The irony here is that the UNAH Observatory already has proposed to do exactly this, almost a month ago.  For the last several years it has been establishing local observatories of violence in selected municipalities.  On March 27,   they announced the creation of a local observatory in Tela and said they sought to extend this to the whole country.  In fact, there already are local observatories in Comayagua, Choluteca, San Pedro Sula, Choloma, La Ceiba, and Juticalpa.  At least some of these are places Corrales intends to install his own observatories.  Maybe instead of developing a competing program, Corrales should embrace the existing one?

Why should Honduras spend money on setting up municipal violence observatories when everyone including Corrales agrees the UNAH program is exemplary?

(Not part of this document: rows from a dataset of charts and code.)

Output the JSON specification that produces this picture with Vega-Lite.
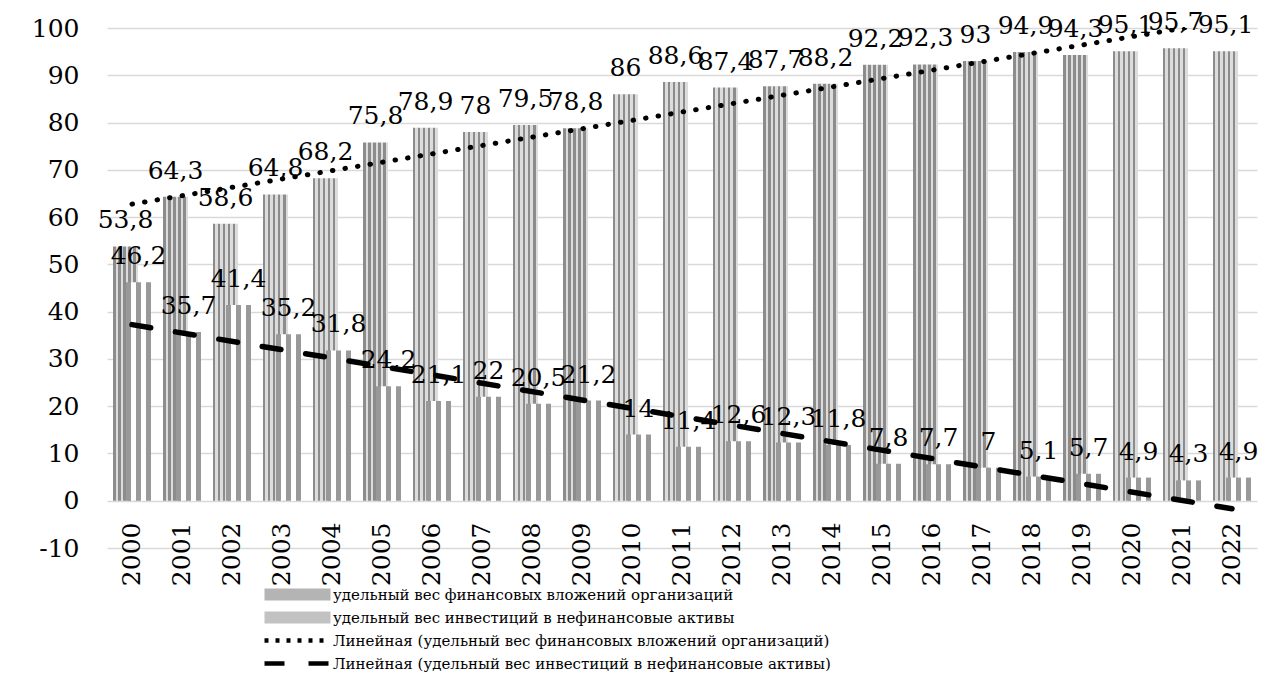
{
  "$schema": "https://vega.github.io/schema/vega-lite/v6.json",
  "width": 1150,
  "height": 520,
  "autosize": {"type": "none"},
  "padding": {"left": 107, "top": 28, "right": 31, "bottom": 136},
  "background": "white",
  "config": {
    "locale": {"number": {"decimal": ",", "thousands": " ", "grouping": [3], "currency": ["", ""], "minus": "-"}},
    "view": {"stroke": null},
    "font": "DejaVu Serif",
    "legend": {"padding": 0}
  },
  "data": {
    "values": [
      {"year": 2000, "fin": 53.8, "nonfin": 46.2},
      {"year": 2001, "fin": 64.3, "nonfin": 35.7},
      {"year": 2002, "fin": 58.6, "nonfin": 41.4},
      {"year": 2003, "fin": 64.8, "nonfin": 35.2},
      {"year": 2004, "fin": 68.2, "nonfin": 31.8},
      {"year": 2005, "fin": 75.8, "nonfin": 24.2},
      {"year": 2006, "fin": 78.9, "nonfin": 21.1},
      {"year": 2007, "fin": 78, "nonfin": 22},
      {"year": 2008, "fin": 79.5, "nonfin": 20.5},
      {"year": 2009, "fin": 78.8, "nonfin": 21.2},
      {"year": 2010, "fin": 86, "nonfin": 14},
      {"year": 2011, "fin": 88.6, "nonfin": 11.4},
      {"year": 2012, "fin": 87.4, "nonfin": 12.6},
      {"year": 2013, "fin": 87.7, "nonfin": 12.3},
      {"year": 2014, "fin": 88.2, "nonfin": 11.8},
      {"year": 2015, "fin": 92.2, "nonfin": 7.8},
      {"year": 2016, "fin": 92.3, "nonfin": 7.7},
      {"year": 2017, "fin": 93, "nonfin": 7},
      {"year": 2018, "fin": 94.9, "nonfin": 5.1},
      {"year": 2019, "fin": 94.3, "nonfin": 5.7},
      {"year": 2020, "fin": 95.1, "nonfin": 4.9},
      {"year": 2021, "fin": 95.7, "nonfin": 4.3},
      {"year": 2022, "fin": 95.1, "nonfin": 4.9}
    ]
  },
  "encoding": {
    "x": {
      "field": "year",
      "type": "ordinal",
      "scale": {"paddingInner": 0, "paddingOuter": 0},
      "axis": {
        "title": null,
        "labelAngle": 270,
        "domain": false,
        "ticks": false,
        "tickSize": 0,
        "offset": -47,
        "labelPadding": 21,
        "labelFontSize": 25,
        "labelFont": "DejaVu Serif",
        "labelColor": "black",
        "grid": false
      }
    }
  },
  "layer": [
    {
      "mark": {
        "type": "bar",
        "width": {"band": 0.5},
        "xOffset": -6.5,
        "fill": {
          "gradient": "linear", "x1": 0, "y1": 0, "x2": 1, "y2": 0,
          "stops": [
            {"offset": 0, "color": "#8c8c8c"}, {"offset": 0.1, "color": "#8c8c8c"},
            {"offset": 0.1, "color": "#dcdcdc"}, {"offset": 0.2, "color": "#dcdcdc"},
            {"offset": 0.2, "color": "#8c8c8c"}, {"offset": 0.3, "color": "#8c8c8c"},
            {"offset": 0.3, "color": "#dcdcdc"}, {"offset": 0.4, "color": "#dcdcdc"},
            {"offset": 0.4, "color": "#8c8c8c"}, {"offset": 0.5, "color": "#8c8c8c"},
            {"offset": 0.5, "color": "#dcdcdc"}, {"offset": 0.6, "color": "#dcdcdc"},
            {"offset": 0.6, "color": "#8c8c8c"}, {"offset": 0.7, "color": "#8c8c8c"},
            {"offset": 0.7, "color": "#dcdcdc"}, {"offset": 0.8, "color": "#dcdcdc"},
            {"offset": 0.8, "color": "#8c8c8c"}, {"offset": 0.9, "color": "#8c8c8c"},
            {"offset": 0.9, "color": "#dcdcdc"}, {"offset": 1, "color": "#dcdcdc"}
          ]
        }
      },
      "encoding": {
        "y": {
          "field": "fin",
          "type": "quantitative",
          "scale": {"domain": [-10, 100], "nice": false, "zero": false},
          "axis": {
            "title": null,
            "values": [-10, 0, 10, 20, 30, 40, 50, 60, 70, 80, 90, 100],
            "grid": true,
            "gridColor": "#d9d9d9",
            "gridWidth": 1.3,
            "domain": false,
            "ticks": false,
            "labelFontSize": 25,
            "labelFont": "DejaVu Serif",
            "labelColor": "black",
            "labelPadding": 28,
            "format": "d"
          }
        },
        "y2": {"datum": 0}
      }
    },
    {
      "mark": {
        "type": "bar",
        "width": {"band": 0.5},
        "xOffset": 6.5,
        "fill": {
          "gradient": "linear", "x1": 0, "y1": 0, "x2": 1, "y2": 0,
          "stops": [
            {"offset": 0, "color": "#999999"}, {"offset": 0.2, "color": "#999999"},
            {"offset": 0.2, "color": "#ffffff"}, {"offset": 0.4, "color": "#ffffff"},
            {"offset": 0.4, "color": "#999999"}, {"offset": 0.6, "color": "#999999"},
            {"offset": 0.6, "color": "#ffffff"}, {"offset": 0.8, "color": "#ffffff"},
            {"offset": 0.8, "color": "#999999"}, {"offset": 1, "color": "#999999"}
          ]
        }
      },
      "encoding": {
        "y": {"field": "nonfin", "type": "quantitative"},
        "y2": {"datum": 0}
      }
    },
    {
      "mark": {"type": "text", "baseline": "alphabetic", "dy": -18, "xOffset": -6.5, "fontSize": 25, "font": "DejaVu Serif", "color": "black"},
      "encoding": {
        "y": {"field": "fin", "type": "quantitative"},
        "text": {"field": "fin", "type": "quantitative", "format": ".1~f"}
      }
    },
    {
      "mark": {"type": "text", "baseline": "alphabetic", "dy": -18, "xOffset": 6.5, "fontSize": 25, "font": "DejaVu Serif", "color": "black"},
      "encoding": {
        "y": {"field": "nonfin", "type": "quantitative"},
        "text": {"field": "nonfin", "type": "quantitative", "format": ".1~f"}
      }
    },
    {
      "transform": [{"regression": "fin", "on": "year"}],
      "mark": {"type": "line", "clip": true, "color": "black", "strokeWidth": 5, "strokeDash": [0.5, 12.2], "strokeCap": "round"},
      "encoding": {
        "y": {"field": "fin", "type": "quantitative"}
      }
    },
    {
      "transform": [{"regression": "nonfin", "on": "year"}],
      "mark": {"type": "line", "clip": true, "color": "black", "strokeWidth": 5.5, "strokeDash": [19, 25], "strokeCap": "round"},
      "encoding": {
        "y": {"field": "nonfin", "type": "quantitative"}
      }
    },
    {
      "transform": [{"filter": "false"}],
      "mark": {"type": "point", "filled": true, "opacity": 1, "strokeWidth": 4.5, "strokeCap": "round"},
      "encoding": {
        "shape": {
          "datum": "удельный вес финансовых вложений организаций",
          "scale": {
            "domain": [
              "удельный вес финансовых вложений организаций",
              "удельный вес инвестиций в нефинансовые активы",
              "Линейная (удельный вес финансовых вложений организаций)",
              "Линейная (удельный вес инвестиций в нефинансовые активы)"
            ],
            "range": ["M-1,-0.18H1V0.18H-1Z", "M-1,-0.18H1V0.18H-1Z", "M-1,0H1", "M-1,0H1"]
          },
          "legend": {
            "orient": "none",
            "legendX": 155,
            "legendY": 555,
            "title": null,
            "direction": "vertical",
            "symbolSize": 4356,
            "symbolStrokeWidth": 4.5,
            "symbolOpacity": 1,
            "clipHeight": 23,
            "rowPadding": 0,
            "labelFontSize": 15,
            "labelFont": "DejaVu Serif",
            "labelColor": "black",
            "labelOffset": 0,
            "labelLimit": 0
          }
        },
        "fill": {
          "datum": "удельный вес финансовых вложений организаций",
          "scale": {
            "domain": [
              "удельный вес финансовых вложений организаций",
              "удельный вес инвестиций в нефинансовые активы",
              "Линейная (удельный вес финансовых вложений организаций)",
              "Линейная (удельный вес инвестиций в нефинансовые активы)"
            ],
            "range": ["#b4b4b4", "#c2c2c2", "transparent", "transparent"]
          }
        },
        "stroke": {
          "datum": "удельный вес финансовых вложений организаций",
          "scale": {
            "domain": [
              "удельный вес финансовых вложений организаций",
              "удельный вес инвестиций в нефинансовые активы",
              "Линейная (удельный вес финансовых вложений организаций)",
              "Линейная (удельный вес инвестиций в нефинансовые активы)"
            ],
            "range": ["transparent", "transparent", "black", "black"]
          }
        },
        "strokeWidth": {
          "datum": "удельный вес финансовых вложений организаций",
          "scale": {
            "domain": [
              "удельный вес финансовых вложений организаций",
              "удельный вес инвестиций в нефинансовые активы",
              "Линейная (удельный вес финансовых вложений организаций)",
              "Линейная (удельный вес инвестиций в нефинансовые активы)"
            ],
            "range": [4.5, 4.5]
          }
        },
        "strokeDash": {
          "datum": "удельный вес финансовых вложений организаций",
          "scale": {
            "domain": [
              "удельный вес финансовых вложений организаций",
              "удельный вес инвестиций в нефинансовые активы",
              "Линейная (удельный вес финансовых вложений организаций)",
              "Линейная (удельный вес инвестиций в нефинансовые активы)"
            ],
            "range": [[1, 0], [1, 0], [4, 7], [20, 24]]
          }
        }
      }
    }
  ]
}
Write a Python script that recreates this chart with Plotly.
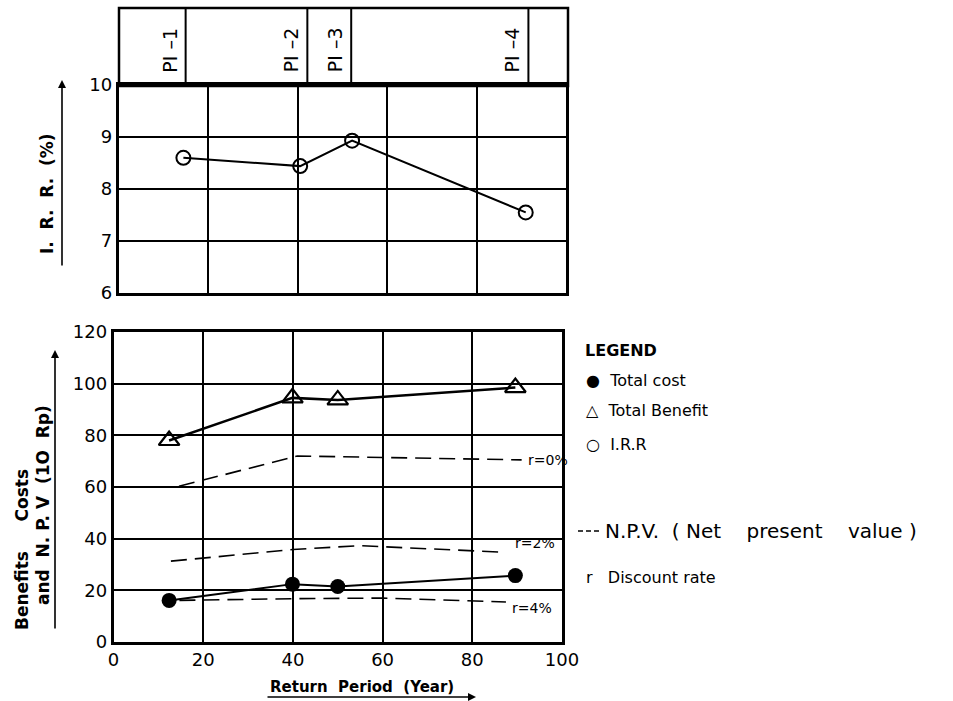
import plotly.graph_objects as go

W, H = 953, 701

# ---------------- data ----------------
irr_period = [14.5, 40.6, 52.2, 91.0]
irr_pct = [8.60, 8.44, 8.93, 7.55]

plan_labels = ["PI –1", "PI –2", "PI –3", "PI –4"]
plan_period = [15.0, 42.2, 52.0, 91.6]

period = [12.4, 39.9, 50.0, 89.6]
total_benefit = [78.0, 94.5, 93.7, 98.5]
total_cost = [16.1, 22.4, 21.5, 25.7]

npv_r0_x = [14.6, 41.0, 91.0]
npv_r0_y = [60.3, 72.0, 70.5]
npv_r2_x = [12.8, 40.0, 55.0, 87.5]
npv_r2_y = [31.3, 35.8, 37.3, 34.7]
npv_r4_x = [14.7, 41.0, 60.0, 87.5]
npv_r4_y = [16.1, 16.8, 17.0, 15.5]
npv_labels = ["r=0%", "r=2%", "r=4%"]
npv_label_pos = [(92.0, 70.5), (89.0, 38.5), (88.5, 13.0)]

x_ticks = [0, 20, 40, 60, 80, 100]
irr_ticks = [6, 7, 8, 9, 10]
cost_ticks = [0, 20, 40, 60, 80, 100, 120]


def px(p):
    return p / W


def py(p):
    return 1 - p / H


FONT = "DejaVu Sans"
BLACK = "black"

fig = go.Figure()

# ---------------- top panel: I.R.R ----------------
fig.add_trace(go.Scatter(
    x=irr_period, y=irr_pct, xaxis="x2", yaxis="y2", mode="lines+markers",
    line=dict(color=BLACK, width=2),
    marker=dict(symbol="circle-open", size=14, color=BLACK, line=dict(width=2)),
    showlegend=False, hoverinfo="skip"))

# ---------------- bottom panel ----------------
fig.add_trace(go.Scatter(
    x=period, y=total_benefit, mode="lines+markers",
    line=dict(color=BLACK, width=2.5),
    marker=dict(symbol="triangle-up-open", size=18, color=BLACK, line=dict(width=2.2)),
    showlegend=False, hoverinfo="skip"))
fig.add_trace(go.Scatter(
    x=period, y=total_cost, mode="lines+markers",
    line=dict(color=BLACK, width=2),
    marker=dict(symbol="circle", size=15, color=BLACK),
    showlegend=False, hoverinfo="skip"))

for xs, ys in [(npv_r0_x, npv_r0_y), (npv_r2_x, npv_r2_y), (npv_r4_x, npv_r4_y)]:
    fig.add_trace(go.Scatter(
        x=xs, y=ys, mode="lines",
        line=dict(color=BLACK, width=1.6, dash="16px,8px"),
        showlegend=False, hoverinfo="skip"))

annotations = []
for lab, (lx, ly) in zip(npv_labels, npv_label_pos):
    annotations.append(dict(x=lx, y=ly, xref="x", yref="y", text=lab, showarrow=False,
                            xanchor="left", yanchor="middle",
                            font=dict(family=FONT, size=14, color=BLACK)))

# ---------------- plan box above top panel ----------------
shapes = [dict(type="rect", xref="paper", yref="paper",
               x0=px(119), x1=px(568), y0=py(86), y1=py(8),
               line=dict(color=BLACK, width=2.5))]
for pp in plan_period:
    shapes.append(dict(type="line", xref="x2", yref="paper", x0=pp, x1=pp,
                       y0=py(86), y1=py(8), line=dict(color=BLACK, width=2)))
for lab, pp in zip(plan_labels, plan_period):
    annotations.append(dict(x=pp, y=py(50), xref="x2", yref="paper", text=lab,
                            textangle=-90, showarrow=False, xanchor="right",
                            yanchor="middle", xshift=-3,
                            font=dict(family=FONT, size=19, color=BLACK)))

# ---------------- axis titles ----------------
title_font = dict(family=FONT, size=17, color=BLACK)
annotations.append(dict(x=px(47), y=py(194), xref="paper", yref="paper",
                        text="<b>I.  R.  R.  (%)</b>", textangle=-90, showarrow=False,
                        xanchor="center", yanchor="middle", font=title_font))
annotations.append(dict(x=px(62), y=py(80), xref="paper", yref="paper", text="",
                        showarrow=True, ax=0, ay=187, arrowhead=2, arrowsize=1,
                        arrowwidth=1.6, arrowcolor=BLACK))

annotations.append(dict(x=px(22), y=py(550), xref="paper", yref="paper",
                        text="<b>Benefits     Costs</b>", textangle=-90, showarrow=False,
                        xanchor="center", yanchor="middle", font=title_font))
annotations.append(dict(x=px(43), y=py(505), xref="paper", yref="paper",
                        text="<b>and  N. P. V  (1O  Rp)</b>", textangle=-90, showarrow=False,
                        xanchor="center", yanchor="middle", font=title_font))
annotations.append(dict(x=px(55), y=py(350), xref="paper", yref="paper", text="",
                        showarrow=True, ax=0, ay=280, arrowhead=2, arrowsize=1,
                        arrowwidth=1.6, arrowcolor=BLACK))

annotations.append(dict(x=px(362), y=py(687), xref="paper", yref="paper",
                        text="<b>Return  Period  (Year)</b>", showarrow=False,
                        xanchor="center", yanchor="middle",
                        font=dict(family=FONT, size=15, color=BLACK)))
annotations.append(dict(x=px(476), y=py(697), xref="paper", yref="paper", text="",
                        showarrow=True, ax=-210, ay=0, arrowhead=2, arrowsize=1,
                        arrowwidth=1.6, arrowcolor=BLACK))

# ---------------- legend (drawn as text) ----------------
leg_font = dict(family=FONT, size=16, color=BLACK)
annotations.append(dict(x=px(583), y=py(350), xref="paper", yref="paper",
                        text="<b>LEGEND</b>", showarrow=False, xanchor="left",
                        yanchor="middle", font=leg_font))
legend_rows = [("●  Total cost", 380), ("△  Total Benefit", 410),
               ("○  I.R.R", 444), ("r   Discount rate", 577)]
for t, yy in legend_rows:
    annotations.append(dict(x=px(584), y=py(yy), xref="paper", yref="paper",
                            text=t, showarrow=False, xanchor="left", yanchor="middle",
                            font=leg_font))
shapes.append(dict(type="line", xref="paper", yref="paper", x0=px(578), x1=px(600),
                   y0=py(531), y1=py(531), line=dict(color=BLACK, width=1.5, dash="5px,3px")))
annotations.append(dict(x=px(603), y=py(531), xref="paper", yref="paper",
                        text="N.P.V.  ( Net    present    value )", showarrow=False,
                        xanchor="left", yanchor="middle",
                        font=dict(family=FONT, size=20, color=BLACK)))

axis_common = dict(showgrid=True, gridcolor=BLACK, gridwidth=1.5,
                   showline=True, linecolor=BLACK, linewidth=2.5, mirror=True,
                   zeroline=False, ticks="", automargin=False,
                   tickfont=dict(family=FONT, size=18, color=BLACK))

fig.update_layout(
    width=W, height=H,
    margin=dict(l=0, r=0, t=0, b=0),
    paper_bgcolor="white", plot_bgcolor="white",
    showlegend=False,
    xaxis=dict(domain=[px(113.5), px(562)], range=[0, 100], tickvals=x_ticks,
               anchor="y", **axis_common),
    yaxis=dict(domain=[py(642), py(332)], range=[0, 120], tickvals=cost_ticks,
               anchor="x", **axis_common),
    xaxis2=dict(domain=[px(118.5), px(566)], range=[0, 100], tickvals=x_ticks,
                showticklabels=False, anchor="y2", **axis_common),
    yaxis2=dict(domain=[py(293), py(85)], range=[6, 10], tickvals=irr_ticks,
                anchor="x2", **axis_common),
    shapes=shapes,
    annotations=annotations,
)

fig.write_html("out.html", config={"displayModeBar": False},
               post_script="document.body.style.margin='0px';document.body.style.overflow='hidden';")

Migdona Ayestes, head of the UNAH Observatorio de Violencia, thinks it may be that Corrales doesn't understand the mission and function of an Observatorio de Violencia.  She arranged to meet with him  to explain it to him.

However, there seems to be two other  answers here.  On the one hand, these would be the "Official" observatories that would collect and disseminate statistics through the Security Ministry.  That should give everyone pause.

Corrales, though, went on to say that they would be more inclusive, involving more of civil society, and let them be able to take local preventative action and measure the results of such actions through their local statistics.  So its also about decentralization, taking the responsibility for crime fighting decision making from the Security Ministry and making responsibility for devising strategies to fight crime the responsibility of Mayors and their local observatory.

This kind of local decision making is a part of what is envisioned in the OAS best practices manual.  How that will translate in Honduras, where the police force is nationally controlled by the Security Ministry remains to be seen.
It has the benefit of taking responsibility for crime statistics away from the national government and puts it on municipalities, which Corrales must like.  Currently his job performance is evaluated by the national crime statistics, hence his investment (and profiting) from producing and reducing them.

There's no explanation for where the funding for these local observatories is coming from.  The OAS manual calls for an IT professional and a computer to host the database and map server/gis system that registers and displays crimes, and these cost money.  There is not necessarily such a person already in every municipality who can be freed up to support such a program.  The computers need to allocated, and the specified software packages installed and configured on them.  Presumably Corrales is freeing up money from some other part of his budget to cover the expenses of such a program roll out and operation.  It certainly wasn't in his 2014 budget.

So right now it looks like Honduras will have competing Observatorios de Violencia for the forseeable future.